## Requirement
Quote the data below in full, please, without altering anything.

---------- Provided records

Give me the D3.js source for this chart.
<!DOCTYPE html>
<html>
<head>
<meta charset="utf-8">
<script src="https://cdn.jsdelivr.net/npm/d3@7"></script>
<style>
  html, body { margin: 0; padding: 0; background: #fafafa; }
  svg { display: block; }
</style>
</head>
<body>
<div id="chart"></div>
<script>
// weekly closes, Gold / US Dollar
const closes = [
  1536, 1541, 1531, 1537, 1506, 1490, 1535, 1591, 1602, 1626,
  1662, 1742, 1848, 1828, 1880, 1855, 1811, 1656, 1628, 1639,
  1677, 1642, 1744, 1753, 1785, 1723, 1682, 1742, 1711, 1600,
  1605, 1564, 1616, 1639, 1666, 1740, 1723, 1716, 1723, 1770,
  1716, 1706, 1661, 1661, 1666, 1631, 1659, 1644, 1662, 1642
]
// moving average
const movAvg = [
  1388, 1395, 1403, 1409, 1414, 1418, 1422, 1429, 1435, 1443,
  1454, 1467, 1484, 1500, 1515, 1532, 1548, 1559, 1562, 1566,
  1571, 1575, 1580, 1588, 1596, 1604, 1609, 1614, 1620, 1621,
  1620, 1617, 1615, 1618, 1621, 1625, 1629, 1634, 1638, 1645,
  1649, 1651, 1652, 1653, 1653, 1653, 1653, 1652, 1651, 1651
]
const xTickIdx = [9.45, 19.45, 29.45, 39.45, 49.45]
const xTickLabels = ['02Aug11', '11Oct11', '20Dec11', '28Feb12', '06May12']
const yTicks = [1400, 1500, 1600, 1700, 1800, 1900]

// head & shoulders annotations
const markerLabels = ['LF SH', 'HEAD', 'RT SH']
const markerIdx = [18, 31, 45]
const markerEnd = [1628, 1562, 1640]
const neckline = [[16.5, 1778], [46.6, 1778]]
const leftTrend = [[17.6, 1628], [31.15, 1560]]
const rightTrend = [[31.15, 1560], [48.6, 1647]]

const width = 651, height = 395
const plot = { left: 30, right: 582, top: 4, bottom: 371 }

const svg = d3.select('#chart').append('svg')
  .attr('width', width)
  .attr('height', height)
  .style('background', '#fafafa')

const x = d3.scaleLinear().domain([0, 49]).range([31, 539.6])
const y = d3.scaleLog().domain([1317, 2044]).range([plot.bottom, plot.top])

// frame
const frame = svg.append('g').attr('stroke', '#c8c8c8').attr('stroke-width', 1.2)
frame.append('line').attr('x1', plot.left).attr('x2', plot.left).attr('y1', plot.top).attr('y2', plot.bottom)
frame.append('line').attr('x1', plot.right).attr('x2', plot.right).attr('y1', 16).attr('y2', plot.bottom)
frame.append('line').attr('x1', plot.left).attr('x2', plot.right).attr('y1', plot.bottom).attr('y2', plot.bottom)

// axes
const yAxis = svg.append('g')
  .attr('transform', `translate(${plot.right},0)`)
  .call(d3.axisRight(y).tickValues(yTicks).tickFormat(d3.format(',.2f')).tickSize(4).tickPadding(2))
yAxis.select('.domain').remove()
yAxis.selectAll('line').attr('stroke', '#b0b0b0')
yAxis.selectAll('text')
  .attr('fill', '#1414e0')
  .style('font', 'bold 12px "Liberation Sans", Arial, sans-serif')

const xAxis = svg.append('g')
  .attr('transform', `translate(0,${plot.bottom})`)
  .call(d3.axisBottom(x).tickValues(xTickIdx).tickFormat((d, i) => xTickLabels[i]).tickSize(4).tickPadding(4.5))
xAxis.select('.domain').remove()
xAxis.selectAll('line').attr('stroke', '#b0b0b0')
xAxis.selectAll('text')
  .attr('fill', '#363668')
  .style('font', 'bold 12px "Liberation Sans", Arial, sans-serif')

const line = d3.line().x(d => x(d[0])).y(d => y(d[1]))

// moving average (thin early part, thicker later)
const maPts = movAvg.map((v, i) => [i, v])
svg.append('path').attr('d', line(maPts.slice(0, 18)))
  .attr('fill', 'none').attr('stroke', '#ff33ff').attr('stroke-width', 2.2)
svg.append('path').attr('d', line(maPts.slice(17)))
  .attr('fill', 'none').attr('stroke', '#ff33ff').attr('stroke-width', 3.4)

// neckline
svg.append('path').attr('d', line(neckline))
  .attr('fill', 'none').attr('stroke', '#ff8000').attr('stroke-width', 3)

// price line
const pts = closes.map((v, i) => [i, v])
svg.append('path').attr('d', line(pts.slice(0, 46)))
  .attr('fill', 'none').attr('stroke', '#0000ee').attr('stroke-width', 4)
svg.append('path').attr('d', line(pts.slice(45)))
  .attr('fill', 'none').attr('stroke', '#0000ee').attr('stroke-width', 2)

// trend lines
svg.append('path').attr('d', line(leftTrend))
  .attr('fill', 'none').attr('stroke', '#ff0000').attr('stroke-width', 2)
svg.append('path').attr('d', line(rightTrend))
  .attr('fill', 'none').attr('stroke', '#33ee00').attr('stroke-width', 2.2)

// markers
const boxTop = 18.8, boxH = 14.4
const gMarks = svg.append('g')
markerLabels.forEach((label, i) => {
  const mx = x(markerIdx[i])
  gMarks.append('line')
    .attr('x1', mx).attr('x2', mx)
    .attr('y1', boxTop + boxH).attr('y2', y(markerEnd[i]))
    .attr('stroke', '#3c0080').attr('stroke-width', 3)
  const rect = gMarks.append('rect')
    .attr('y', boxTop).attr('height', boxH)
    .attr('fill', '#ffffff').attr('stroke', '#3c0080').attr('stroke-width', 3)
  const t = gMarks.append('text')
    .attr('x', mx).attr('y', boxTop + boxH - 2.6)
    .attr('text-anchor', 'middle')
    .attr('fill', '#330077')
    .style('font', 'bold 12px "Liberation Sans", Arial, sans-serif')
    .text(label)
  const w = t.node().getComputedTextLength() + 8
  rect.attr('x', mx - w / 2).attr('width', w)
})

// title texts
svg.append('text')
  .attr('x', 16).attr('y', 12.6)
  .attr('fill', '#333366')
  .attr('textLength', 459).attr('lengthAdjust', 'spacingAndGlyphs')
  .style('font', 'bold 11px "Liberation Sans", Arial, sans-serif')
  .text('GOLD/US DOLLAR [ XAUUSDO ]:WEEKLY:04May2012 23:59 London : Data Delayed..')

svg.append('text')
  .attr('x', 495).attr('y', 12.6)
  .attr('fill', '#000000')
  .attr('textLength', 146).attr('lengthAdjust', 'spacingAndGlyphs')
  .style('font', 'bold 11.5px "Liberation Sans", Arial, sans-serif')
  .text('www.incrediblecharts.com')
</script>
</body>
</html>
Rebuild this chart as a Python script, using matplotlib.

--------------------

## The completed task
Give me the D3.js source for this chart.
<!DOCTYPE html>
<html>
<head>
<meta charset="utf-8">
<script src="https://cdn.jsdelivr.net/npm/d3@7"></script>
<style>
  html, body { margin: 0; padding: 0; background: #fafafa; }
  svg { display: block; }
</style>
</head>
<body>
<div id="chart"></div>
<script>
// weekly closes, Gold / US Dollar
const closes = [
  1536, 1541, 1531, 1537, 1506, 1490, 1535, 1591, 1602, 1626,
  1662, 1742, 1848, 1828, 1880, 1855, 1811, 1656, 1628, 1639,
  1677, 1642, 1744, 1753, 1785, 1723, 1682, 1742, 1711, 1600,
  1605, 1564, 1616, 1639, 1666, 1740, 1723, 1716, 1723, 1770,
  1716, 1706, 1661, 1661, 1666, 1631, 1659, 1644, 1662, 1642
]
// moving average
const movAvg = [
  1388, 1395, 1403, 1409, 1414, 1418, 1422, 1429, 1435, 1443,
  1454, 1467, 1484, 1500, 1515, 1532, 1548, 1559, 1562, 1566,
  1571, 1575, 1580, 1588, 1596, 1604, 1609, 1614, 1620, 1621,
  1620, 1617, 1615, 1618, 1621, 1625, 1629, 1634, 1638, 1645,
  1649, 1651, 1652, 1653, 1653, 1653, 1653, 1652, 1651, 1651
]
const xTickIdx = [9.45, 19.45, 29.45, 39.45, 49.45]
const xTickLabels = ['02Aug11', '11Oct11', '20Dec11', '28Feb12', '06May12']
const yTicks = [1400, 1500, 1600, 1700, 1800, 1900]

// head & shoulders annotations
const markerLabels = ['LF SH', 'HEAD', 'RT SH']
const markerIdx = [18, 31, 45]
const markerEnd = [1628, 1562, 1640]
const neckline = [[16.5, 1778], [46.6, 1778]]
const leftTrend = [[17.6, 1628], [31.15, 1560]]
const rightTrend = [[31.15, 1560], [48.6, 1647]]

const width = 651, height = 395
const plot = { left: 30, right: 582, top: 4, bottom: 371 }

const svg = d3.select('#chart').append('svg')
  .attr('width', width)
  .attr('height', height)
  .style('background', '#fafafa')

const x = d3.scaleLinear().domain([0, 49]).range([31, 539.6])
const y = d3.scaleLog().domain([1317, 2044]).range([plot.bottom, plot.top])

// frame
const frame = svg.append('g').attr('stroke', '#c8c8c8').attr('stroke-width', 1.2)
frame.append('line').attr('x1', plot.left).attr('x2', plot.left).attr('y1', plot.top).attr('y2', plot.bottom)
frame.append('line').attr('x1', plot.right).attr('x2', plot.right).attr('y1', 16).attr('y2', plot.bottom)
frame.append('line').attr('x1', plot.left).attr('x2', plot.right).attr('y1', plot.bottom).attr('y2', plot.bottom)

// axes
const yAxis = svg.append('g')
  .attr('transform', `translate(${plot.right},0)`)
  .call(d3.axisRight(y).tickValues(yTicks).tickFormat(d3.format(',.2f')).tickSize(4).tickPadding(2))
yAxis.select('.domain').remove()
yAxis.selectAll('line').attr('stroke', '#b0b0b0')
yAxis.selectAll('text')
  .attr('fill', '#1414e0')
  .style('font', 'bold 12px "Liberation Sans", Arial, sans-serif')

const xAxis = svg.append('g')
  .attr('transform', `translate(0,${plot.bottom})`)
  .call(d3.axisBottom(x).tickValues(xTickIdx).tickFormat((d, i) => xTickLabels[i]).tickSize(4).tickPadding(4.5))
xAxis.select('.domain').remove()
xAxis.selectAll('line').attr('stroke', '#b0b0b0')
xAxis.selectAll('text')
  .attr('fill', '#363668')
  .style('font', 'bold 12px "Liberation Sans", Arial, sans-serif')

const line = d3.line().x(d => x(d[0])).y(d => y(d[1]))

// moving average (thin early part, thicker later)
const maPts = movAvg.map((v, i) => [i, v])
svg.append('path').attr('d', line(maPts.slice(0, 18)))
  .attr('fill', 'none').attr('stroke', '#ff33ff').attr('stroke-width', 2.2)
svg.append('path').attr('d', line(maPts.slice(17)))
  .attr('fill', 'none').attr('stroke', '#ff33ff').attr('stroke-width', 3.4)

// neckline
svg.append('path').attr('d', line(neckline))
  .attr('fill', 'none').attr('stroke', '#ff8000').attr('stroke-width', 3)

// price line
const pts = closes.map((v, i) => [i, v])
svg.append('path').attr('d', line(pts.slice(0, 46)))
  .attr('fill', 'none').attr('stroke', '#0000ee').attr('stroke-width', 4)
svg.append('path').attr('d', line(pts.slice(45)))
  .attr('fill', 'none').attr('stroke', '#0000ee').attr('stroke-width', 2)

// trend lines
svg.append('path').attr('d', line(leftTrend))
  .attr('fill', 'none').attr('stroke', '#ff0000').attr('stroke-width', 2)
svg.append('path').attr('d', line(rightTrend))
  .attr('fill', 'none').attr('stroke', '#33ee00').attr('stroke-width', 2.2)

// markers
const boxTop = 18.8, boxH = 14.4
const gMarks = svg.append('g')
markerLabels.forEach((label, i) => {
  const mx = x(markerIdx[i])
  gMarks.append('line')
    .attr('x1', mx).attr('x2', mx)
    .attr('y1', boxTop + boxH).attr('y2', y(markerEnd[i]))
    .attr('stroke', '#3c0080').attr('stroke-width', 3)
  const rect = gMarks.append('rect')
    .attr('y', boxTop).attr('height', boxH)
    .attr('fill', '#ffffff').attr('stroke', '#3c0080').attr('stroke-width', 3)
  const t = gMarks.append('text')
    .attr('x', mx).attr('y', boxTop + boxH - 2.6)
    .attr('text-anchor', 'middle')
    .attr('fill', '#330077')
    .style('font', 'bold 12px "Liberation Sans", Arial, sans-serif')
    .text(label)
  const w = t.node().getComputedTextLength() + 8
  rect.attr('x', mx - w / 2).attr('width', w)
})

// title texts
svg.append('text')
  .attr('x', 16).attr('y', 12.6)
  .attr('fill', '#333366')
  .attr('textLength', 459).attr('lengthAdjust', 'spacingAndGlyphs')
  .style('font', 'bold 11px "Liberation Sans", Arial, sans-serif')
  .text('GOLD/US DOLLAR [ XAUUSDO ]:WEEKLY:04May2012 23:59 London : Data Delayed..')

svg.append('text')
  .attr('x', 495).attr('y', 12.6)
  .attr('fill', '#000000')
  .attr('textLength', 146).attr('lengthAdjust', 'spacingAndGlyphs')
  .style('font', 'bold 11.5px "Liberation Sans", Arial, sans-serif')
  .text('www.incrediblecharts.com')
</script>
</body>
</html>
Rebuild this chart as a Python script, using matplotlib.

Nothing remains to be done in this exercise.